International financial centre government officials, United Kingdom parliamentarians, G20 and OECD officials, financial services professionals and leading journalists debated the role of international financial centres in the global economy on 8 November at the IFC Forum annual conference at the British Academy in London.
Former Government Minister and UK economic commentator John Redwood opened the conference by emphasising the important economic role of financial services sectors. Mr. Redwood noted the benefits of tax competition and referred to the mutually beneficial relationship between London and small international financial centres such as the British Overseas Territories and Crown Dependencies. This message was elaborated on later in the day by conservative parliamentary colleagues Mark Field, a member of parliament, and David Maclean, also known as Lord Blencathra.
Delegates at the conference also heard from United States Counsellor for Economic Affairs in London Julie Nutter, who confirmed that Washington will continue progressing its regulatory drive while attempting to safeguard economic growth. Achim Pross, head of the International Co-operation and Tax Administration Division at the OECD, also addressed the audience in a panel discussion looking at the programme on information exchange. Issues of US compliance were addressed in the context of discussion on the recent report “Global Shell Games: Testing Money Launderers’ and Terrorist Financiers’ Access to Shell Companies” authored by Michael Findley, Daniel Nielson and Jason Sharman.
The conference closed with an informative discussion on achieving greater cooperation between IFCs, concluding that in the face of common threats, small IFCs will be better represented at the negotiating table if they work together on issues of shared interest.
Grant Stein, chairman of IFC Forum said, “It was encouraging to hear the level of political support at the conference for our constituency and it highlights the importance of enhanced cooperation, both in the private sector and intergovernmental level, in promoting the value of international financial centres.
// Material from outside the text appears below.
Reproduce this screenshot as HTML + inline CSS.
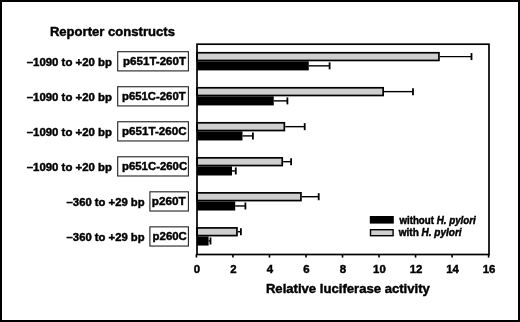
<!DOCTYPE html>
<html><head><meta charset="utf-8"><style>
html,body{margin:0;padding:0;background:#fff;}
body{width:520px;height:322px;overflow:hidden;}
svg{display:block;will-change:transform;}
text{font-family:"Liberation Sans",sans-serif;font-weight:bold;fill:#000;stroke:#000;stroke-width:0.45px;}
</style></head><body>
<svg width="520" height="322" viewBox="0 0 520 322">
<rect x="1" y="1" width="518" height="320" fill="none" stroke="#000" stroke-width="2"/>
<text x="49.90" y="35.50" style="font-size:13.2px" textLength="125.05" lengthAdjust="spacingAndGlyphs">Reporter constructs</text>
<text x="265.90" y="292.80" style="font-size:13.2px" textLength="163.94" lengthAdjust="spacingAndGlyphs">Relative luciferase activity</text>
<text x="399.40" y="223.50" style="font-size:10.0px" textLength="76.34" lengthAdjust="spacingAndGlyphs">without <tspan font-style="italic">H. pylori</tspan></text>
<text x="398.80" y="236.10" style="font-size:10.0px" textLength="62.80" lengthAdjust="spacingAndGlyphs">with <tspan font-style="italic">H. pylori</tspan></text>
<text x="26.70" y="65.50" style="font-size:11.4px" textLength="85.37" lengthAdjust="spacingAndGlyphs">–1090 to +20 bp</text>
<text x="123.00" y="65.30" style="font-size:11.7px" textLength="63.07" lengthAdjust="spacingAndGlyphs">p651T-260T</text>
<text x="26.70" y="100.53" style="font-size:11.4px" textLength="85.37" lengthAdjust="spacingAndGlyphs">–1090 to +20 bp</text>
<text x="122.00" y="100.33" style="font-size:11.7px" textLength="63.62" lengthAdjust="spacingAndGlyphs">p651C-260T</text>
<text x="26.70" y="135.56" style="font-size:11.4px" textLength="85.37" lengthAdjust="spacingAndGlyphs">–1090 to +20 bp</text>
<text x="122.00" y="135.36" style="font-size:11.7px" textLength="64.57" lengthAdjust="spacingAndGlyphs">p651T-260C</text>
<text x="26.70" y="170.59" style="font-size:11.4px" textLength="85.37" lengthAdjust="spacingAndGlyphs">–1090 to +20 bp</text>
<text x="122.00" y="170.39" style="font-size:11.7px" textLength="65.12" lengthAdjust="spacingAndGlyphs">p651C-260C</text>
<text x="66.60" y="205.62" style="font-size:11.4px" textLength="78.03" lengthAdjust="spacingAndGlyphs">–360 to +29 bp</text>
<text x="151.80" y="205.42" style="font-size:11.7px" textLength="33.98" lengthAdjust="spacingAndGlyphs">p260T</text>
<text x="66.60" y="240.65" style="font-size:11.4px" textLength="78.03" lengthAdjust="spacingAndGlyphs">–360 to +29 bp</text>
<text x="152.60" y="240.45" style="font-size:11.7px" textLength="34.29" lengthAdjust="spacingAndGlyphs">p260C</text>
<rect x="197.00" y="52.75" width="241.95" height="7.70" fill="#cfcfcf" stroke="#000" stroke-width="1.7"/>
<line x1="439.80" y1="56.60" x2="471.50" y2="56.60" stroke="#000" stroke-width="1.4"/>
<line x1="471.50" y1="53.10" x2="471.50" y2="60.10" stroke="#000" stroke-width="1.8"/>
<rect x="197.00" y="61.30" width="111.75" height="9.10" fill="#000"/>
<line x1="308.75" y1="65.85" x2="329.60" y2="65.85" stroke="#000" stroke-width="1.4"/>
<line x1="329.60" y1="62.35" x2="329.60" y2="69.35" stroke="#000" stroke-width="1.8"/>
<rect x="117.70" y="51.70" width="70.70" height="19.2" fill="none" stroke="#222" stroke-width="1.1"/>
<rect x="197.00" y="87.78" width="186.15" height="7.70" fill="#cfcfcf" stroke="#000" stroke-width="1.7"/>
<line x1="384.00" y1="91.63" x2="413.00" y2="91.63" stroke="#000" stroke-width="1.4"/>
<line x1="413.00" y1="88.13" x2="413.00" y2="95.13" stroke="#000" stroke-width="1.8"/>
<rect x="197.00" y="96.33" width="76.75" height="9.10" fill="#000"/>
<line x1="273.75" y1="100.88" x2="287.40" y2="100.88" stroke="#000" stroke-width="1.4"/>
<line x1="287.40" y1="97.38" x2="287.40" y2="104.38" stroke="#000" stroke-width="1.8"/>
<rect x="117.70" y="86.73" width="70.70" height="19.2" fill="none" stroke="#222" stroke-width="1.1"/>
<rect x="197.00" y="122.81" width="87.35" height="7.70" fill="#cfcfcf" stroke="#000" stroke-width="1.7"/>
<line x1="285.20" y1="126.66" x2="304.70" y2="126.66" stroke="#000" stroke-width="1.4"/>
<line x1="304.70" y1="123.16" x2="304.70" y2="130.16" stroke="#000" stroke-width="1.8"/>
<rect x="197.00" y="131.36" width="45.50" height="9.10" fill="#000"/>
<line x1="242.50" y1="135.91" x2="252.90" y2="135.91" stroke="#000" stroke-width="1.4"/>
<line x1="252.90" y1="132.41" x2="252.90" y2="139.41" stroke="#000" stroke-width="1.8"/>
<rect x="117.70" y="121.76" width="70.70" height="19.2" fill="none" stroke="#222" stroke-width="1.1"/>
<rect x="197.00" y="157.84" width="85.25" height="7.70" fill="#cfcfcf" stroke="#000" stroke-width="1.7"/>
<line x1="283.10" y1="161.69" x2="291.10" y2="161.69" stroke="#000" stroke-width="1.4"/>
<line x1="291.10" y1="158.19" x2="291.10" y2="165.19" stroke="#000" stroke-width="1.8"/>
<rect x="197.00" y="166.39" width="35.00" height="9.10" fill="#000"/>
<line x1="232.00" y1="170.94" x2="235.80" y2="170.94" stroke="#000" stroke-width="1.4"/>
<line x1="235.80" y1="167.44" x2="235.80" y2="174.44" stroke="#000" stroke-width="1.8"/>
<rect x="117.70" y="156.79" width="70.70" height="19.2" fill="none" stroke="#222" stroke-width="1.1"/>
<rect x="197.00" y="192.87" width="103.95" height="7.70" fill="#cfcfcf" stroke="#000" stroke-width="1.7"/>
<line x1="301.80" y1="196.72" x2="318.70" y2="196.72" stroke="#000" stroke-width="1.4"/>
<line x1="318.70" y1="193.22" x2="318.70" y2="200.22" stroke="#000" stroke-width="1.8"/>
<rect x="197.00" y="201.42" width="38.20" height="9.10" fill="#000"/>
<line x1="235.20" y1="205.97" x2="245.40" y2="205.97" stroke="#000" stroke-width="1.4"/>
<line x1="245.40" y1="202.47" x2="245.40" y2="209.47" stroke="#000" stroke-width="1.8"/>
<rect x="149.90" y="191.82" width="38.50" height="19.2" fill="none" stroke="#222" stroke-width="1.1"/>
<rect x="197.00" y="227.90" width="39.95" height="7.70" fill="#cfcfcf" stroke="#000" stroke-width="1.7"/>
<line x1="237.80" y1="231.75" x2="240.90" y2="231.75" stroke="#000" stroke-width="1.4"/>
<line x1="240.90" y1="228.25" x2="240.90" y2="235.25" stroke="#000" stroke-width="1.8"/>
<rect x="197.00" y="236.45" width="11.60" height="9.10" fill="#000"/>
<line x1="208.60" y1="241.00" x2="210.50" y2="241.00" stroke="#000" stroke-width="1.4"/>
<line x1="210.50" y1="237.50" x2="210.50" y2="244.50" stroke="#000" stroke-width="1.8"/>
<rect x="149.90" y="226.85" width="38.50" height="19.2" fill="none" stroke="#222" stroke-width="1.1"/>
<rect x="197" y="44.2" width="292" height="210.3" fill="none" stroke="#000" stroke-width="1.7"/>
<line x1="196.42" y1="254" x2="196.42" y2="257.6" stroke="#000" stroke-width="1.6"/>
<text x="196.82" y="273.4" style="font-size:11.4px" text-anchor="middle">0</text>
<line x1="232.94" y1="254" x2="232.94" y2="257.6" stroke="#000" stroke-width="1.6"/>
<text x="233.34" y="273.4" style="font-size:11.4px" text-anchor="middle">2</text>
<line x1="269.47" y1="254" x2="269.47" y2="257.6" stroke="#000" stroke-width="1.6"/>
<text x="269.87" y="273.4" style="font-size:11.4px" text-anchor="middle">4</text>
<line x1="306.00" y1="254" x2="306.00" y2="257.6" stroke="#000" stroke-width="1.6"/>
<text x="306.39" y="273.4" style="font-size:11.4px" text-anchor="middle">6</text>
<line x1="342.52" y1="254" x2="342.52" y2="257.6" stroke="#000" stroke-width="1.6"/>
<text x="342.92" y="273.4" style="font-size:11.4px" text-anchor="middle">8</text>
<line x1="379.04" y1="254" x2="379.04" y2="257.6" stroke="#000" stroke-width="1.6"/>
<text x="379.44" y="273.4" style="font-size:11.4px" text-anchor="middle">10</text>
<line x1="415.57" y1="254" x2="415.57" y2="257.6" stroke="#000" stroke-width="1.6"/>
<text x="415.97" y="273.4" style="font-size:11.4px" text-anchor="middle">12</text>
<line x1="452.09" y1="254" x2="452.09" y2="257.6" stroke="#000" stroke-width="1.6"/>
<text x="452.49" y="273.4" style="font-size:11.4px" text-anchor="middle">14</text>
<line x1="488.62" y1="254" x2="488.62" y2="257.6" stroke="#000" stroke-width="1.6"/>
<text x="489.02" y="273.4" style="font-size:11.4px" text-anchor="middle">16</text>
<rect x="369.8" y="216" width="24" height="7.6" fill="#000"/>
<rect x="370.5" y="229.7" width="22.6" height="6.0" fill="#cfcfcf" stroke="#000" stroke-width="1.4"/>
</svg>
</body></html>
“The forum has also been engaged in high-level dialogue with representatives from G20 governments in London, in particular the Troika – which chairs the G20 in 2012 – France, Mexico and Russia. This runs alongside our on-going programme of engagement with UK parliamentarians and senior policymakers. Through this engagement the Forum has focused on explaining the key role IFCs play in economic growth for both developed and developing economies,” he said. “We were pleased to hear from the US Economic Counsellor Julie Nutter and to have the opportunity to welcome a Russian diplomat as part of the delegates. Ensuring that the public debate around IFCs, financial intermediation and cross-border business is informed by authoritative information serves the public interest. This is why were delighted to have leading business and financial journalists Kamal Ahmed (Daily Telegraph) and Patrick Jenkins (Financial Times) speak; IFC Forum was particularly encouraged by Kamal Ahmed’s recognition of this and his desire to explore this area in the near future.”